|These projects have moved to https://code.google.com/p/jessies/.|
(Note: the keystrokes in this manual correspond to the Linux version's default settings. Some keystrokes may be slightly different on Cygwin or Mac OS, to better fit that platform.)
Terminator has unlimited scrollback. To clear the scrollback for the current terminal, use "Scrollback" > "Clear Scrollback", accessible from the keyboard with alt-k.
To search for a string, choose "Edit" > "Find..." from the menu, accessible with alt-f from the keyboard. If there's a selection, it's used as the search term. Regardless, you can edit the regular expression in the text field that appears at the bottom of the main window.
All matches in the current file will be highlighted, and tiny notches next to the scroll bar will show the distribution of matches throughout the file. (You can click on a notch to jump to that match.)
Most conveniently, the keys either side of 'f' can be used to rapidly scan backwards and forwards through the matches. Use alt-d to move to the previous match, and alt-g to move to the next match. These operations don't wrap, so you can tell when you've hit the first or last match. (These operations are also available from the "Find" menu, but they're only there to help you learn the keystrokes.)
You can keep a find active by dismissing the text field with return. (Pressing alt-d or alt-g also dismisses the text field while keeping the find active.)
You can cancel the find (and remove the highlighting) by dismissing the text field with escape. While a find is active, the matches will be updated as you interact with the terminal.

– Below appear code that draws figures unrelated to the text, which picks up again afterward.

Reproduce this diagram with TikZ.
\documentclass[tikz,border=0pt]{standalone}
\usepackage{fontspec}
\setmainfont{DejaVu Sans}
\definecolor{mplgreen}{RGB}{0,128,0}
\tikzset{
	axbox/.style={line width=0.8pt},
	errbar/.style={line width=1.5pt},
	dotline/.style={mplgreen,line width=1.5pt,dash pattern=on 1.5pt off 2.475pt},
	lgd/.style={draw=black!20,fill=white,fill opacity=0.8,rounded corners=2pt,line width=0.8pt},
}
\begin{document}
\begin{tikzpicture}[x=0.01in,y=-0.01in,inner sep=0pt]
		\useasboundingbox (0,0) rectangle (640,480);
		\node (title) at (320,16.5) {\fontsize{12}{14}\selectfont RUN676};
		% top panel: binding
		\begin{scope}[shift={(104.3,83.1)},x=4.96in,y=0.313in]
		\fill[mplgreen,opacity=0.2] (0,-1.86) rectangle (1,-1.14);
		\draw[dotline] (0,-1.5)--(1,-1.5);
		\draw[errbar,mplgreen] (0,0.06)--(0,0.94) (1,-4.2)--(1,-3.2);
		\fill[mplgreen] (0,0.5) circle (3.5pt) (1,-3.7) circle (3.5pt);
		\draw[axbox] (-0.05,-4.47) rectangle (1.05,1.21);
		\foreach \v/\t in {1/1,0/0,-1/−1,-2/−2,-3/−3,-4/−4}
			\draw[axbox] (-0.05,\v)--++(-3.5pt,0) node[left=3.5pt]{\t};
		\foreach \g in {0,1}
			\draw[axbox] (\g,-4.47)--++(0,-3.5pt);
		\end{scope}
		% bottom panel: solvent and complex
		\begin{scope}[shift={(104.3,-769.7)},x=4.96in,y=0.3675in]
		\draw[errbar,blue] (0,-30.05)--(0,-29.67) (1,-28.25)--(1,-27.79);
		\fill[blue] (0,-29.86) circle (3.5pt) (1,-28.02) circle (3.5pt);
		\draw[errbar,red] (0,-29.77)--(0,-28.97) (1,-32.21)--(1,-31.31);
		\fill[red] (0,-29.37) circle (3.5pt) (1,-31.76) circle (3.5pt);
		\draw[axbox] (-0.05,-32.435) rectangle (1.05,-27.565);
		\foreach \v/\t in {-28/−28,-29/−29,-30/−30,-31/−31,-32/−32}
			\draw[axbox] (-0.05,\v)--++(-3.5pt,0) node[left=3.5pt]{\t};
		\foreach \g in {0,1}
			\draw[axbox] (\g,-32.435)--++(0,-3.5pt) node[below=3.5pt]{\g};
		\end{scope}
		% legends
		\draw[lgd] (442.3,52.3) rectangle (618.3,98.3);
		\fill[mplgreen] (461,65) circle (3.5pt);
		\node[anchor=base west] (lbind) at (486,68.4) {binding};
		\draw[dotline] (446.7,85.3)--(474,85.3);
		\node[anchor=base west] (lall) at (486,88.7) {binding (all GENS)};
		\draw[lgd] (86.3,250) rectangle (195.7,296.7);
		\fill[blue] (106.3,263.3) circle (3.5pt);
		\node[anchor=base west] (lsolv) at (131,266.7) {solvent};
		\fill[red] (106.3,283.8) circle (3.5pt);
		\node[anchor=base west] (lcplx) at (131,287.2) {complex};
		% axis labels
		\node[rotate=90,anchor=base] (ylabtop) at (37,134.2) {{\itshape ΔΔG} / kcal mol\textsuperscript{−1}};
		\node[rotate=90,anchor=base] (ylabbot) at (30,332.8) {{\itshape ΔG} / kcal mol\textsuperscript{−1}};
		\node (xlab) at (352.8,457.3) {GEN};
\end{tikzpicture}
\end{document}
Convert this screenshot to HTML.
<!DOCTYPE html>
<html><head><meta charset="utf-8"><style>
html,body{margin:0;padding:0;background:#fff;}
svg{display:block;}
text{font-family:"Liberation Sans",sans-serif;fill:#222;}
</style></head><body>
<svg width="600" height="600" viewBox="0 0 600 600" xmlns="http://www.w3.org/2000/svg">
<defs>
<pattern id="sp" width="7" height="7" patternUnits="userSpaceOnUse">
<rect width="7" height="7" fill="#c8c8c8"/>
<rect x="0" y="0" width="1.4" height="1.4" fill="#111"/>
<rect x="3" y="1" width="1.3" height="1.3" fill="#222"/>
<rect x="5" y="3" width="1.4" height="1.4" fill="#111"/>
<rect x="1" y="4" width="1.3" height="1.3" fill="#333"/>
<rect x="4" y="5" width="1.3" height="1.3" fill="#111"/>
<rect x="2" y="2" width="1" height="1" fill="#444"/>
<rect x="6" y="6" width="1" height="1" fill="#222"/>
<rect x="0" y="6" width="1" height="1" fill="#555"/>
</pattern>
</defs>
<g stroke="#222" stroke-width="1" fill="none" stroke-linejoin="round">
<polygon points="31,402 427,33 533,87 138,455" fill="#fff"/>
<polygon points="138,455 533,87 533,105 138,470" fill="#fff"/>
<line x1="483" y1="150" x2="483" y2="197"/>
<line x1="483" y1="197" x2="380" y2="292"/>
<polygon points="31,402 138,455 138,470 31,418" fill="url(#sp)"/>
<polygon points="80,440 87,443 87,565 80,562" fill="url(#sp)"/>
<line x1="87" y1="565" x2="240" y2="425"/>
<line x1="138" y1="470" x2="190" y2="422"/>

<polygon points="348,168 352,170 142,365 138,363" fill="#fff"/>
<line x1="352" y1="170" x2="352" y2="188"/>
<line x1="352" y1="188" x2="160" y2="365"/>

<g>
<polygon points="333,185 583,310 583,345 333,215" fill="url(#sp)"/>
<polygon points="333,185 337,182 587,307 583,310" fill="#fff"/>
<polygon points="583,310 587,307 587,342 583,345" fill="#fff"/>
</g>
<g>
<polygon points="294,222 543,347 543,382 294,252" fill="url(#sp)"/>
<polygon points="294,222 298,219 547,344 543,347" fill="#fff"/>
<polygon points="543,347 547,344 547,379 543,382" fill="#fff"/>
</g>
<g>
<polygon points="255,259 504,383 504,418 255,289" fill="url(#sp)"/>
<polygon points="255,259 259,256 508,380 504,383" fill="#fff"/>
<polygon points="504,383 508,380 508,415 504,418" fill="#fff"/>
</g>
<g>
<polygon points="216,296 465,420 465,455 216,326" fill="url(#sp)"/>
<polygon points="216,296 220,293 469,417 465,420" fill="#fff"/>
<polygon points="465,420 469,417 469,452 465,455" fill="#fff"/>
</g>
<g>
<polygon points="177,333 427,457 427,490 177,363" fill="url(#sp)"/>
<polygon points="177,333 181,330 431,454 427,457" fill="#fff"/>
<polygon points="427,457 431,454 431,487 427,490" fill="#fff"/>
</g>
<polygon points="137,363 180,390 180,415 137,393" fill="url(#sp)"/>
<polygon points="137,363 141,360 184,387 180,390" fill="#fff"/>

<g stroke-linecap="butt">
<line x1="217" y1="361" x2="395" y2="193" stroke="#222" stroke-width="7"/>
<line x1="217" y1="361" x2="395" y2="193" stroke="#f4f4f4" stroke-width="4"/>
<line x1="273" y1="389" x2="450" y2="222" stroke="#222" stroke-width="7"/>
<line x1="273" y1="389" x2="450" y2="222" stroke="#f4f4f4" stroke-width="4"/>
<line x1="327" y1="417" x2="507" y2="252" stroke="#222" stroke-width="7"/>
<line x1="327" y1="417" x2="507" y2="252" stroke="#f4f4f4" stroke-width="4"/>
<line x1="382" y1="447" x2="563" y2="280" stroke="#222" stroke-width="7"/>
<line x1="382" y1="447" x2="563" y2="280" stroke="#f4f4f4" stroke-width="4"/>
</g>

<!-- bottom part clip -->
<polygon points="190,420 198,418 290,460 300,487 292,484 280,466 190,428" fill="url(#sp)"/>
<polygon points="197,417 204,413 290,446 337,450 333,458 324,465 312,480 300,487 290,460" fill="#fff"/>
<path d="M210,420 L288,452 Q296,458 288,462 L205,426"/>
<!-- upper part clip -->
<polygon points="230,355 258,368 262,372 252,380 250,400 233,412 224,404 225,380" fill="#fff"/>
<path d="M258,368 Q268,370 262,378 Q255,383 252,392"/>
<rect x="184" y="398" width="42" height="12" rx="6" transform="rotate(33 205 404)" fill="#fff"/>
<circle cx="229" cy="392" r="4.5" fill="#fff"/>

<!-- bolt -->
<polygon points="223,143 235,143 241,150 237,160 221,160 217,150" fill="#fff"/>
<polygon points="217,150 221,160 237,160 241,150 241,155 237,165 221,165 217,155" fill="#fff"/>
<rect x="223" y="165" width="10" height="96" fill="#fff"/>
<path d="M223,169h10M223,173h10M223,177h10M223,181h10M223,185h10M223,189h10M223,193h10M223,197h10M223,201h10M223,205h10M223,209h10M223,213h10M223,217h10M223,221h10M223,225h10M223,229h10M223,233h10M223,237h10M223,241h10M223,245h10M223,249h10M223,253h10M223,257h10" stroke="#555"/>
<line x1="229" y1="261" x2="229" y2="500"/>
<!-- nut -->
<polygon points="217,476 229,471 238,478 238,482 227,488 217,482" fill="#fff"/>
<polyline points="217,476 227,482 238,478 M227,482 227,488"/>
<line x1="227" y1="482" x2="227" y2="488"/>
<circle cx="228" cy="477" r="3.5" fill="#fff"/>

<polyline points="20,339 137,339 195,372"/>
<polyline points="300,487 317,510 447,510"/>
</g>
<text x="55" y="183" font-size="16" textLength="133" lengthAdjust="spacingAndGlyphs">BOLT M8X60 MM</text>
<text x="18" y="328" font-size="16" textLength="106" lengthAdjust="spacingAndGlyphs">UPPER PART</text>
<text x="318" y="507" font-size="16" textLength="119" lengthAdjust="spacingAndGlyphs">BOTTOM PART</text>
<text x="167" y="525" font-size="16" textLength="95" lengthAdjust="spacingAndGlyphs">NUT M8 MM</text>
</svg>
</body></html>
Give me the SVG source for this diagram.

Terminator logs all terminal output, including escape sequences. The log files are placed, by default, in ~/.terminator/logs/. Each terminal is logged to a separate file. The file names are constructed from the date, time and the program that was originally run in the terminal. Logging can be suspended temporarily with "File" > "Show Info" > "Suspend Logging". Note, though, that terminal input is not logged, so passwords are not usually revealed. Logging can be disabled permanently, in such a way as to not generate warnings, by making the logging directory non-writable. But wait! In perhaps typical developer use, the author generates about 1 GiB of logs per year. A modern disk thus fails before the logs take up an appreciable portion. Being able to tell exactly what I typed yesterday seems well worth the space.
Like most modern terminal emulators, Terminator supports multiple tabs in each window.
You can drag tabs to rearrange them within their window. It's not currently possible to drag tabs between windows.
Double-clicking on a tab brings up the info dialog for that tab.